Student ownership · writing workshop

A License to Write: Giving Ownership to the Writer

I am a writer and a teacher of writing. I have experienced the pivotal role ownership has on my writing and my willingness to write. As teachers of writing, we have the opportunity to give the students in our classrooms the license of ownership over their writing.

I am defining ownership as the writer’s freedom to choose the tool(s), space, process, and routines in how they work. Assigning how a writer works takes away the opportunity for the student to choose freely how they’ll work and limits or negates student ownership.
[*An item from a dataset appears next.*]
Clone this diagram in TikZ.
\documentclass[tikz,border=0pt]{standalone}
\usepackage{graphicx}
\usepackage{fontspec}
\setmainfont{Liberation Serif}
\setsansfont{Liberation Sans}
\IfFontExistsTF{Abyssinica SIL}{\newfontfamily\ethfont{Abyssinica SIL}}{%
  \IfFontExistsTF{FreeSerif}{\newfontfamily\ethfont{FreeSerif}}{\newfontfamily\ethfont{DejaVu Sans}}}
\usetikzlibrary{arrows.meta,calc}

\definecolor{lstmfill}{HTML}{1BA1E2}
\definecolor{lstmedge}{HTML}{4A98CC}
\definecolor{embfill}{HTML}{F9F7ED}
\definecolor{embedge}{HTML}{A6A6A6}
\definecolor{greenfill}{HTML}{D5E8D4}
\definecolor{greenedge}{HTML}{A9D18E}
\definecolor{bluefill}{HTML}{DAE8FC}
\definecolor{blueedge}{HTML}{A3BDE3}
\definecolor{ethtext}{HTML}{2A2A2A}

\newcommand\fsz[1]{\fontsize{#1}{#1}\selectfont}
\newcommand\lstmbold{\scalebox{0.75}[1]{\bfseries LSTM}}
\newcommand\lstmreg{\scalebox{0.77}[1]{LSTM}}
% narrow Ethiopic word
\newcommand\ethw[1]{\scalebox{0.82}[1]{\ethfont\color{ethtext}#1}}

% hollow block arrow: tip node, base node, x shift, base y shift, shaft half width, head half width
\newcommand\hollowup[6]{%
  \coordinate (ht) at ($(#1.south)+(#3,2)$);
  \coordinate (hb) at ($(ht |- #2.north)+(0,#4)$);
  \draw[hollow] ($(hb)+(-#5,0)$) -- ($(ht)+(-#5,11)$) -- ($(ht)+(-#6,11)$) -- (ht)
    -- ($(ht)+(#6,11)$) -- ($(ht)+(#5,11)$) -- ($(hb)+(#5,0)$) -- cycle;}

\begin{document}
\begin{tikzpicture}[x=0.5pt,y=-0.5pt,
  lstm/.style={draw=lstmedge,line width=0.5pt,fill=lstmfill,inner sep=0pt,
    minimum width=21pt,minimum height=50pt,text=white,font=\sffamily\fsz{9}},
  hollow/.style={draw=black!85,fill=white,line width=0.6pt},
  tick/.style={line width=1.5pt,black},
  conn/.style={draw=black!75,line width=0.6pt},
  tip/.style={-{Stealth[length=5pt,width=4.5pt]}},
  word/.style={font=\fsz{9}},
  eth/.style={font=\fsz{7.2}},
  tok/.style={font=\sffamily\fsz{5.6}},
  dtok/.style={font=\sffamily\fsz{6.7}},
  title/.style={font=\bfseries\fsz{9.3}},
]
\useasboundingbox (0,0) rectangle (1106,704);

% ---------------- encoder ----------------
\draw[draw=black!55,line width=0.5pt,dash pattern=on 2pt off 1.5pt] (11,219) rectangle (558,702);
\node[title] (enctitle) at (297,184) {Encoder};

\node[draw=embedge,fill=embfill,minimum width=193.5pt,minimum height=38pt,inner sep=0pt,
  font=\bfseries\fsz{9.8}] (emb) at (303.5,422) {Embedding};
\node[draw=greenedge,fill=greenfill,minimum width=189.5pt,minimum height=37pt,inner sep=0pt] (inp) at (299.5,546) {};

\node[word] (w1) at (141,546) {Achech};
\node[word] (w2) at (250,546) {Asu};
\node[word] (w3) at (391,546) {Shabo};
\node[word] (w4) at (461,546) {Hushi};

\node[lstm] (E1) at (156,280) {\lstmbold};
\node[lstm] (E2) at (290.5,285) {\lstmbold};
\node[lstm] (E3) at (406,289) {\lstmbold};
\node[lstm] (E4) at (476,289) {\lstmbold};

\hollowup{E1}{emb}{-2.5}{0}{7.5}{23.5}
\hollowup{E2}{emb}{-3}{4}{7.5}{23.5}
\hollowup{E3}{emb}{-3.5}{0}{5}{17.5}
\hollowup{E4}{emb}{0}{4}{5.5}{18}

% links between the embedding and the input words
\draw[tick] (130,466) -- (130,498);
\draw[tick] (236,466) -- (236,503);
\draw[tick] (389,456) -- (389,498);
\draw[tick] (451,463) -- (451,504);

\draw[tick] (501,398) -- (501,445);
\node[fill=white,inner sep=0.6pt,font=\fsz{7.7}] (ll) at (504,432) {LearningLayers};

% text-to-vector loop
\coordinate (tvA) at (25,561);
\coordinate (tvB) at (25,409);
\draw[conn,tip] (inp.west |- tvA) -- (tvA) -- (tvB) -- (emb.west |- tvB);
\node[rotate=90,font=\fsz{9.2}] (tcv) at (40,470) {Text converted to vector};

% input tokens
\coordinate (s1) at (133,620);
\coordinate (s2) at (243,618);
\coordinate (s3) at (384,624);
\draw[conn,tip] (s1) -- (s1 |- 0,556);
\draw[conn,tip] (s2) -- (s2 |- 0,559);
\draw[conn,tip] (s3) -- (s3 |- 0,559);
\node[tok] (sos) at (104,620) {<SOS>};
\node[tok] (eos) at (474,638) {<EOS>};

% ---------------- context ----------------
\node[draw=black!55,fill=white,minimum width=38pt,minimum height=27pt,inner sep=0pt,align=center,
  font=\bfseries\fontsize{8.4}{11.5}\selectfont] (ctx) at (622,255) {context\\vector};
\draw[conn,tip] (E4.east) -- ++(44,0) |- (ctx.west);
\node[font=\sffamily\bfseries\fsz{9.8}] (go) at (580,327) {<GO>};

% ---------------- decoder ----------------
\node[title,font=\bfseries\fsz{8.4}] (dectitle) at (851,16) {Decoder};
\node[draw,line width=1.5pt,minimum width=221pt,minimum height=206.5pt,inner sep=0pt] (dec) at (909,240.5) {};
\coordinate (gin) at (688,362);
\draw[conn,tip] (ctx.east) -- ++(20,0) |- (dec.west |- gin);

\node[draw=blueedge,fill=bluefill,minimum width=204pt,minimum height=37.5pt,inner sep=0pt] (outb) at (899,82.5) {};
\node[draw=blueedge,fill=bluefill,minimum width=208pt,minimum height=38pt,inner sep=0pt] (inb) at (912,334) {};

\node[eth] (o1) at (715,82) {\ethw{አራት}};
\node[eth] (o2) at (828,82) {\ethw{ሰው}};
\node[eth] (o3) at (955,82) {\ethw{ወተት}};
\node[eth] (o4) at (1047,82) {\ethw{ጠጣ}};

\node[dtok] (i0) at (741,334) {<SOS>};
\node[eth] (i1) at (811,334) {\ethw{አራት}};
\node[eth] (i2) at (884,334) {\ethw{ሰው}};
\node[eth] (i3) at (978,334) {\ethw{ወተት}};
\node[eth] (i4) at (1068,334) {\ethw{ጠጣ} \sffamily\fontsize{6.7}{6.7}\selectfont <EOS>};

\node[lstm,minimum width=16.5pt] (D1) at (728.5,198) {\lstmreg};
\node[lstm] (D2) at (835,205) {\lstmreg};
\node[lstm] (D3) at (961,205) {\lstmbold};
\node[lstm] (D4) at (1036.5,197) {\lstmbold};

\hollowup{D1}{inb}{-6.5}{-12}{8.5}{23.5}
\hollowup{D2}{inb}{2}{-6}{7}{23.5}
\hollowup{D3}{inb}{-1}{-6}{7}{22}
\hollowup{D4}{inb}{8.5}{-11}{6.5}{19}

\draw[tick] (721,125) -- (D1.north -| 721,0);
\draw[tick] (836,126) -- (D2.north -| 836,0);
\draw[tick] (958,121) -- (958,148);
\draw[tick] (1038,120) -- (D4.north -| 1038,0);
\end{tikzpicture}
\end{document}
Students who are assigned to write following standardized procedures feel confined and have difficulty finding words and organizing thoughts. For some writers, it is nearly impossible to work creatively with prescribed boundaries. Unwittingly, teachers ask students to follow their directions and procedures every day in completing writing assignments.

Giving Students License

Choice

Ownership allows students to choose freely. Exposing students to choices through modeling allows writers to see the impact choice can have on their work. Designating time to reflect on the outcome is what ultimately empowers writers to make purposeful choices with independence and confidence giving ownership to the writer.

Predictable Schedule

Predictable schedules give students a consistent time to write daily. When students write regularly, they discern the importance of writing, as well as the influence it carries within their daily lives. Providing students with time to write each day places value on this routine, creating writers who will carry on with purpose and motivation.

Students as Leaders

Using student’s work as the beacon for teaching empowers students. When student’s curiosities and learning goals guide our conferences and lessons, our writers witness how the strategies can lift their work. Watching students write, listening to their talk, and reading what they write informs our teaching in powerful ways. When we use what we learn from these moments, we strengthen our students as writers. We create students who write with purpose and choice.

Allow Originality

A writing process helps a writer follow their creative instincts. When we present a variety of writing process strategies, our students can see multiple possibilities and how the strategies can support their work. Exposing the strategies, allowing students the opportunity to choose a process or a mix of a few gives students the licenses to write creatively with purpose and choice- free of confinement and prescribed borders.